Several similar efforts are under way in the United States, including the National Technology Grid and NASA’s Information Power Grid. Much of the research has come out of universities and labs with supercomputing centers, like CERN.
It was at CERN that two scientists, Tim Berners-Lee and Robert Cailliau, devised the Web in 1989 because the laboratory needed a way to transmit data quickly in-house and to thousands of physicists around the world. Today it faces the same problem on a much bigger scale.
In five years, CERN plans to open its Large Hadron Collider, in which scientists will accelerate protons almost to the speed of light and smash them together to create in a microcosm the forces that existed a few billionths of a second after the Big Bang.
Four detectors will observe the shadowy traces of the collisions as some 40 million protons fly apart every second, scattering quarks and other elements. The detectors will pour out prodigious amounts of data.
Just how much data they will pour out was explained by David Williams, a CERN scientist who was division leader when the Web development was being carried out.
Each of the four LHC experiments, he said, will produce as much data as if each person in the world were making 20 simultaneous phone calls. Together, the experiments will store and analyze twice as much processed data every year as all the data presently stored in U.S. research libraries.
CERN already is one of the world’s biggest scientific computing centers, and the Large Hadron Collider will increase data-handling requirements by as much as 1,000 times, Mr. Williams said.
The problem is how to deliver the data to several hundred universities around the world that will be taking part in the experiments.
Under the model now being worked out, the laboratory will send data to regional centers, which will distribute it to subregional centers that in turn will deliver it to universities.
They, in turn, will make the data available to their research departments. What this means is that the individual researcher potentially will have access to the computing power and data of the entire Grid.
The objective is that the Grid will enable scientists to carry out experiments without being concerned about the details of the underlying hardware or software, in the same way that people don’t think about where the power is coming from when they switch on an electrical appliance.
At present, scientists solve problems by asking, “What can I do with the computers to which I own or control?” In the future, Mr. Williams said, they will ask, “What problem do I want to solve?” and use the Grid capacity appropriate to the task.
In effect, the Grid will consist of three layers connected by fiber-optic cables – an interface that will enable scientists to prepare their experiments, an applications level and the underlying Grid operating system that will connect users to the distributed resources.

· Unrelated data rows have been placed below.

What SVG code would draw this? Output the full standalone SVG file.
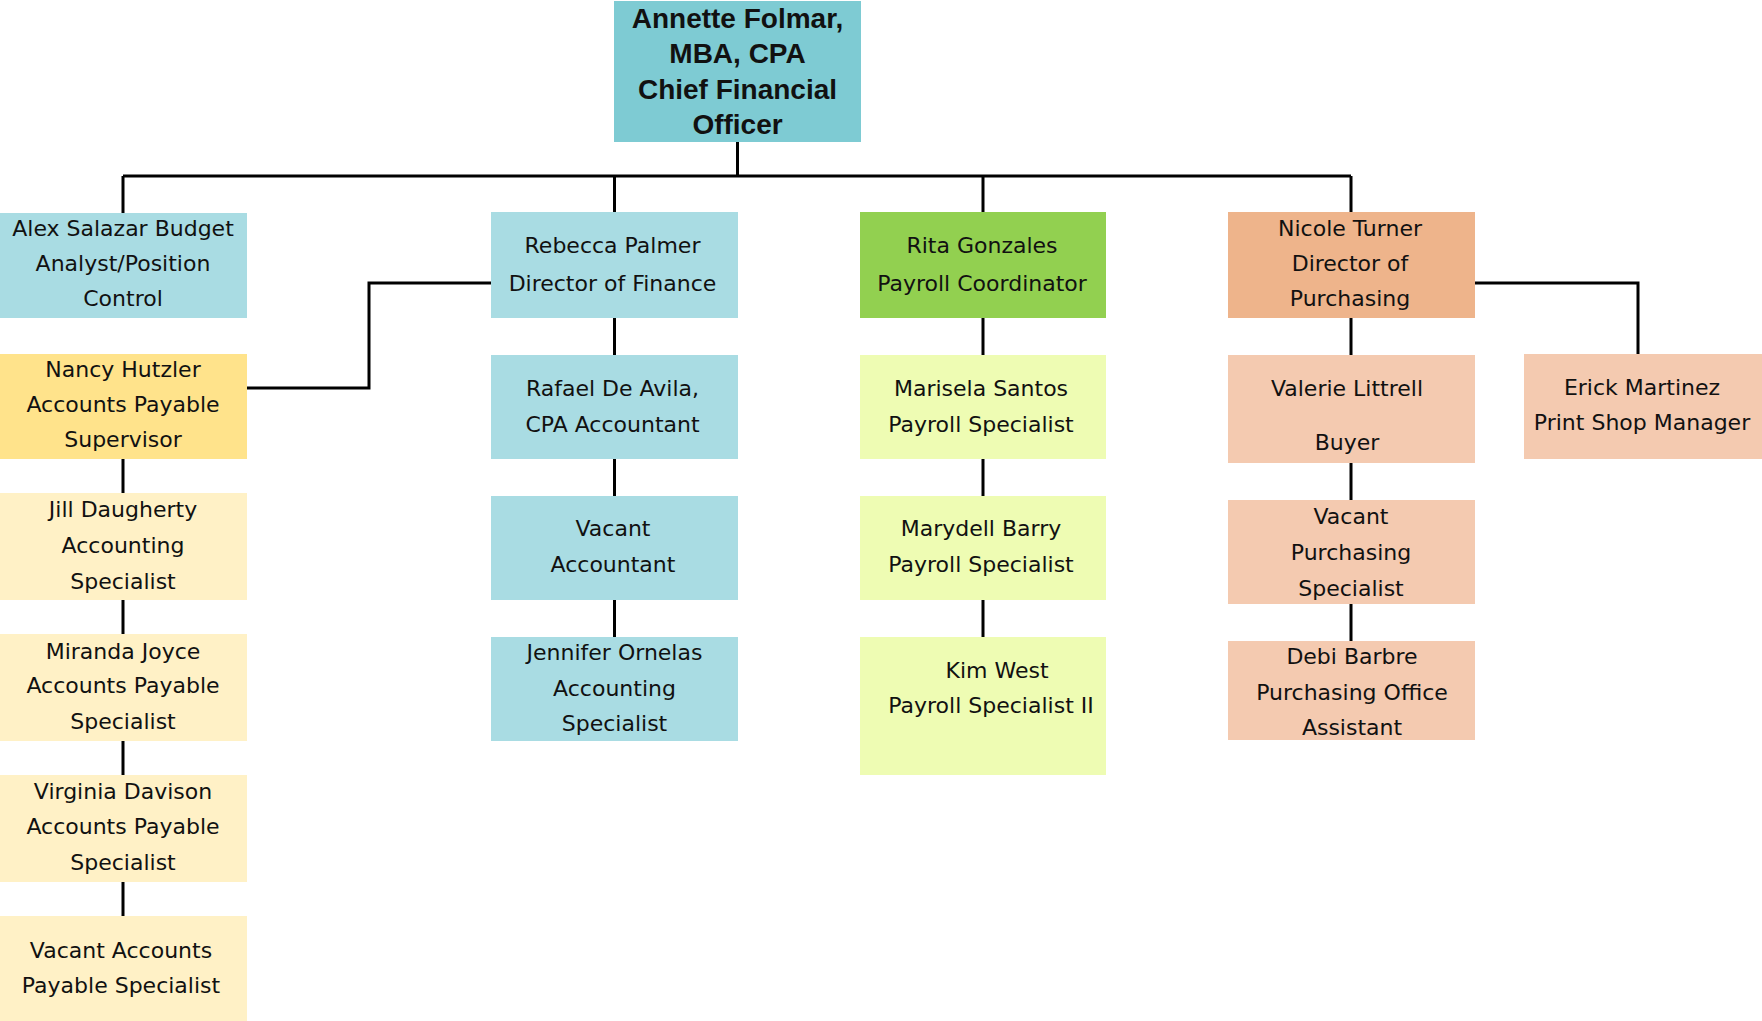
<svg xmlns="http://www.w3.org/2000/svg" width="1762" height="1021" viewBox="0 0 1762 1021">
<style>
text{font-family:"DejaVu Sans","Liberation Sans",sans-serif;font-size:22px;fill:#111;text-anchor:middle}
.top text{font-family:"Liberation Sans",Arial,sans-serif;font-weight:bold;font-size:28px}
.c{fill:none;stroke:#000;stroke-width:3}
.cfo{fill:#7ECBD3}.blue{fill:#A9DCE3}.green{fill:#92D050}.orange{fill:#EEB48B}.peach{fill:#F4CAB0}.yel{fill:#FFE38B}.cream{fill:#FFF1C6}.lime{fill:#EEFCB3}
</style>
<g id="connectors" class="c">
<path d="M737.5 142V176M123 176H1351M123 176V213M614.5 176V212M983 176V212M1351 176V212"/>
<path d="M491 283H369V388H247"/>
<path d="M1475 283H1638V354"/>
<path d="M123 459V493M123 600V634M123 741V775M123 882V916"/>
<path d="M614.5 318V355M614.5 459V496M614.5 600V637"/>
<path d="M983 318V355M983 459V496M983 600V637"/>
<path d="M1351 318V355M1351 463V500M1351 604V641"/>
</g>
<g id="cfo" class="top"><rect class="cfo" x="614" y="1" width="247" height="141"/>
<text x="737.5" y="28">Annette Folmar,</text><text x="737.5" y="63">MBA, CPA</text><text x="737.5" y="99">Chief Financial</text><text x="737.5" y="134">Officer</text></g>
<g id="alex"><rect class="blue" x="0" y="213" width="247" height="105"/>
<text x="123" y="236">Alex Salazar Budget</text><text x="123" y="271">Analyst/Position</text><text x="123" y="306">Control</text></g>
<g id="nancy"><rect class="yel" x="0" y="354" width="247" height="105"/>
<text x="123" y="377">Nancy Hutzler</text><text x="123" y="412">Accounts Payable</text><text x="123" y="447">Supervisor</text></g>
<g id="jill"><rect class="cream" x="0" y="493" width="247" height="107"/>
<text x="123" y="517">Jill Daugherty</text><text x="123" y="553">Accounting</text><text x="123" y="589">Specialist</text></g>
<g id="miranda"><rect class="cream" x="0" y="634" width="247" height="107"/>
<text x="123" y="659">Miranda Joyce</text><text x="123" y="693">Accounts Payable</text><text x="123" y="729">Specialist</text></g>
<g id="virginia"><rect class="cream" x="0" y="775" width="247" height="107"/>
<text x="123" y="799">Virginia Davison</text><text x="123" y="834">Accounts Payable</text><text x="123" y="870">Specialist</text></g>
<g id="vacant-ap"><rect class="cream" x="0" y="916" width="247" height="105"/>
<text x="121" y="958">Vacant Accounts</text><text x="121" y="993">Payable Specialist</text></g>
<g id="rebecca"><rect class="blue" x="491" y="212" width="247" height="106"/>
<text x="612.5" y="253">Rebecca Palmer</text><text x="612.5" y="291">Director of Finance</text></g>
<g id="rafael"><rect class="blue" x="491" y="355" width="247" height="104"/>
<text x="612.5" y="396">Rafael De Avila,</text><text x="612.5" y="432">CPA Accountant</text></g>
<g id="vacant-acc"><rect class="blue" x="491" y="496" width="247" height="104"/>
<text x="613" y="536">Vacant</text><text x="613" y="572">Accountant</text></g>
<g id="jennifer"><rect class="blue" x="491" y="637" width="247" height="104"/>
<text x="614.5" y="660">Jennifer Ornelas</text><text x="614.5" y="696">Accounting</text><text x="614.5" y="731">Specialist</text></g>
<g id="rita"><rect class="green" x="860" y="212" width="246" height="106"/>
<text x="982" y="253">Rita Gonzales</text><text x="982" y="291">Payroll Coordinator</text></g>
<g id="marisela"><rect class="lime" x="860" y="355" width="246" height="104"/>
<text x="981" y="396">Marisela Santos</text><text x="981" y="432">Payroll Specialist</text></g>
<g id="marydell"><rect class="lime" x="860" y="496" width="246" height="104"/>
<text x="981" y="536">Marydell Barry</text><text x="981" y="572">Payroll Specialist</text></g>
<g id="kim"><rect class="lime" x="860" y="637" width="246" height="138"/>
<text x="997" y="678">Kim West</text><text x="991" y="713">Payroll Specialist II</text></g>
<g id="nicole"><rect class="orange" x="1228" y="212" width="247" height="106"/>
<text x="1350" y="236">Nicole Turner</text><text x="1350" y="271">Director of</text><text x="1350" y="306">Purchasing</text></g>
<g id="valerie"><rect class="peach" x="1228" y="355" width="247" height="108"/>
<text x="1347" y="396">Valerie Littrell</text><text x="1347" y="450">Buyer</text></g>
<g id="vacant-purch"><rect class="peach" x="1228" y="500" width="247" height="104"/>
<text x="1351" y="524">Vacant</text><text x="1351" y="560">Purchasing</text><text x="1351" y="596">Specialist</text></g>
<g id="debi"><rect class="peach" x="1228" y="641" width="247" height="99"/>
<text x="1352" y="664">Debi Barbre</text><text x="1352" y="700">Purchasing Office</text><text x="1352" y="735">Assistant</text></g>
<g id="erick"><rect class="peach" x="1524" y="354" width="238" height="105"/>
<text x="1642" y="395">Erick Martinez</text><text x="1642" y="430">Print Shop Manager</text></g>
</svg>
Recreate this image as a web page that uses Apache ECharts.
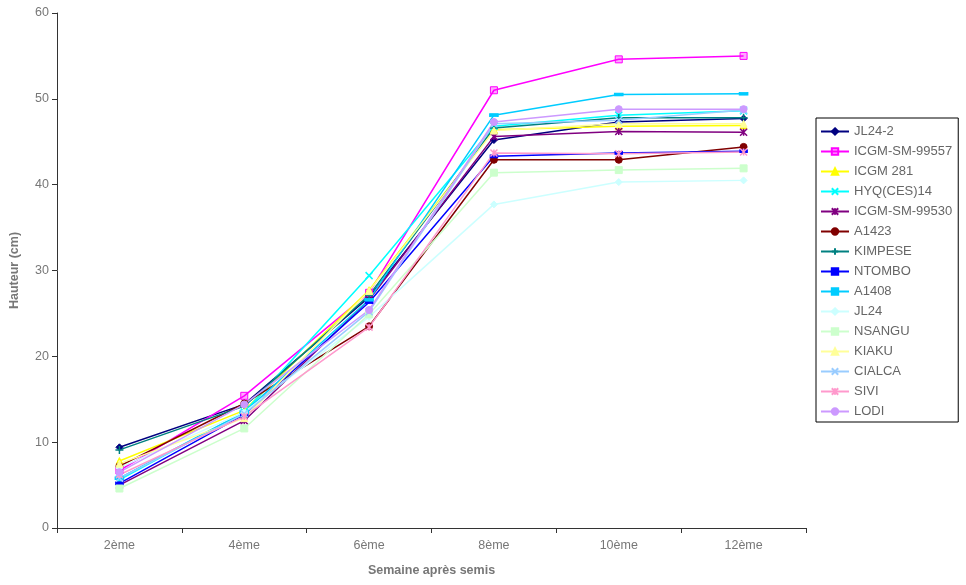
<!DOCTYPE html>
<html>
<head>
<meta charset="utf-8">
<script src="https://cdn.jsdelivr.net/npm/echarts@6/dist/echarts.min.js"></script>
<style>html,body{margin:0;padding:0;background:#fff}#c{width:966px;height:585px}</style>
</head>
<body>
<div id="c"></div>
<script>
const categories = ['2ème','4ème','6ème','8ème','10ème','12ème'];
const seriesNames = ['JL24-2','ICGM-SM-99557','ICGM 281','HYQ(CES)14','ICGM-SM-99530','A1423','KIMPESE','NTOMBO','A1408','JL24','NSANGU','KIAKU','CIALCA','SIVI','LODI'];
const JL24_2 = [9.4, 14.4, 26.9, 45.2, 47.3, 47.7];
const ICGM_SM_99557 = [6.7, 15.4, 27.4, 51.0, 54.6, 55.0];
const ICGM_281 = [7.8, 13.7, 27.7, 46.4, 46.8, 46.9];
const HYQ_CES_14 = [5.6, 13.5, 29.4, 46.8, 48.1, 48.6];
const ICGM_SM_99530 = [5.0, 12.5, 26.6, 45.6, 46.2, 46.1];
const A1423 = [7.2, 14.5, 23.5, 42.9, 42.9, 44.4];
const KIMPESE = [9.1, 14.2, 27.1, 46.6, 47.8, 47.8];
const NTOMBO = [5.2, 13.2, 26.3, 43.3, 43.7, 43.9];
const A1408 = [5.8, 13.5, 26.6, 48.1, 50.5, 50.6];
const JL24 = [7.0, 13.5, 24.6, 37.7, 40.3, 40.5];
const NSANGU = [4.6, 11.6, 24.9, 41.4, 41.7, 41.9];
const KIAKU = [7.5, 12.8, 27.6, 46.3, 47.1, 47.1];
const CIALCA = [5.8, 13.3, 25.2, 47.1, 47.5, 48.7];
const SIVI = [6.2, 13.0, 23.4, 43.7, 43.6, 43.8];
const LODI = [6.5, 14.4, 25.4, 47.3, 48.8, 48.8];
const yTicks = [0, 10, 20, 30, 40, 50, 60];

const values = [JL24_2, ICGM_SM_99557, ICGM_281, HYQ_CES_14, ICGM_SM_99530, A1423, KIMPESE, NTOMBO, A1408, JL24, NSANGU, KIAKU, CIALCA, SIVI, LODI];
const colors = ['#000080','#FF00FF','#FFFF00','#00FFFF','#800080','#800000','#008080','#0000FF','#00CCFF','#CCFFFF','#CCFFCC','#FFFF99','#99CCFF','#FF99CC','#CC99FF'];
const X = 'path://M0,0L10,10M10,0L0,10';
const STAR = 'path://M0,0L10,10M10,0L0,10M5,0L5,10';
const PLUS = 'path://M5,0L5,10M0,5L10,5';
const symbols = ['diamond','rect','triangle',X,STAR,'circle',PLUS,'rect','rect','diamond','rect','triangle',X,STAR,'circle'];
const sizes = [7,7,7,7,7,7,8,[7,3],[8,3],7,7,7,7,7,7];
const stroked = [false,false,false,true,true,false,true,false,false,false,false,false,true,true,false];
const hollowish = [false,true,false,false,false,false,false,false,false,false,false,false,false,false,false];

const series = seriesNames.map((n, i) => ({
  name: n,
  type: 'line',
  data: values[i],
  symbol: symbols[i],
  symbolSize: sizes[i],
  showAllSymbol: true,
  lineStyle: { color: colors[i], width: 1.5 },
  itemStyle: {
    color: stroked[i] ? 'rgba(0,0,0,0)' : (hollowish[i] ? 'rgba(255,0,255,0.35)' : colors[i]),
    borderColor: colors[i],
    borderWidth: stroked[i] ? 1.5 : 1
  },
  emphasis: { disabled: true },
  animation: false
}));

const font = 'Liberation Sans, Arial';
const chart = echarts.init(document.getElementById('c'), null, { renderer: 'canvas' });
chart.setOption({
  backgroundColor: '#fff',
  animation: false,
  color: colors,
  grid: { left: 55, right: 160, top: 13, bottom: 57, containLabel: false },
  xAxis: {
    type: 'category',
    data: categories,
    boundaryGap: true,
    name: 'Semaine après semis',
    nameLocation: 'middle',
    nameGap: 36,
    nameTextStyle: { fontFamily: font, fontSize: 12.5, fontWeight: 'bold', color: '#777' },
    axisLine: { lineStyle: { color: '#333', width: 1 } },
    axisTick: { show: true, alignWithLabel: false, length: 5, inside: false, lineStyle: { color: '#333' } },
    axisLabel: { fontFamily: font, fontSize: 12.5, color: '#777', margin: 11 },
    splitLine: { show: false }
  },
  yAxis: {
    type: 'value',
    min: 0, max: 60, interval: 10,
    name: 'Hauteur (cm)',
    nameLocation: 'middle',
    nameGap: 36,
    nameRotate: 90,
    nameTextStyle: { fontFamily: font, fontSize: 12.5, fontWeight: 'bold', color: '#777' },
    axisLine: { show: true, lineStyle: { color: '#333', width: 1 } },
    axisTick: { show: true, length: 5, lineStyle: { color: '#333' } },
    axisLabel: { fontFamily: font, fontSize: 12.5, color: '#777', margin: 8,
      formatter: v => yTicks.includes(v) ? String(v) : '' },
    splitLine: { show: false }
  },
  legend: {
    orient: 'vertical',
    left: 816,
    top: 118,
    width: 142,
    padding: [6, 6, 3, 4],
    itemWidth: 28,
    itemHeight: 8,
    itemGap: 5,
    borderColor: '#000',
    borderWidth: 1,
    borderRadius: 0,
    backgroundColor: '#fff',
    textStyle: { fontFamily: font, fontSize: 13, color: '#666', lineHeight: 15 },
    data: seriesNames
  },
  series: series
});
</script>
</body>
</html>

Mr. Williams, a CERN scientist who was division leader when the Web development was being carried out, said the first users would be people working on large collaborative science projects.
Exactly who would get access and on what terms is one of the problems now being worked out. As on the Web, Mr. Williams said, “end users must have easy access.”
He predicted that eventually commercial companies would rent out time or space on the Grid, although for what purposes he could not say.
“You don’t know what people will dream up,” he said.
The project, which is based entirely on open-source software such as the Linux operating system, would in effect make uncounted numbers of individual computers act as a single computer.
“I think that 10 years ago, none of us understood how important the Web was going to be, including Tim,” Mr. Williams said, “and with the Grid, we again don’t quite understand what we are talking about. But we think it will be just as important.”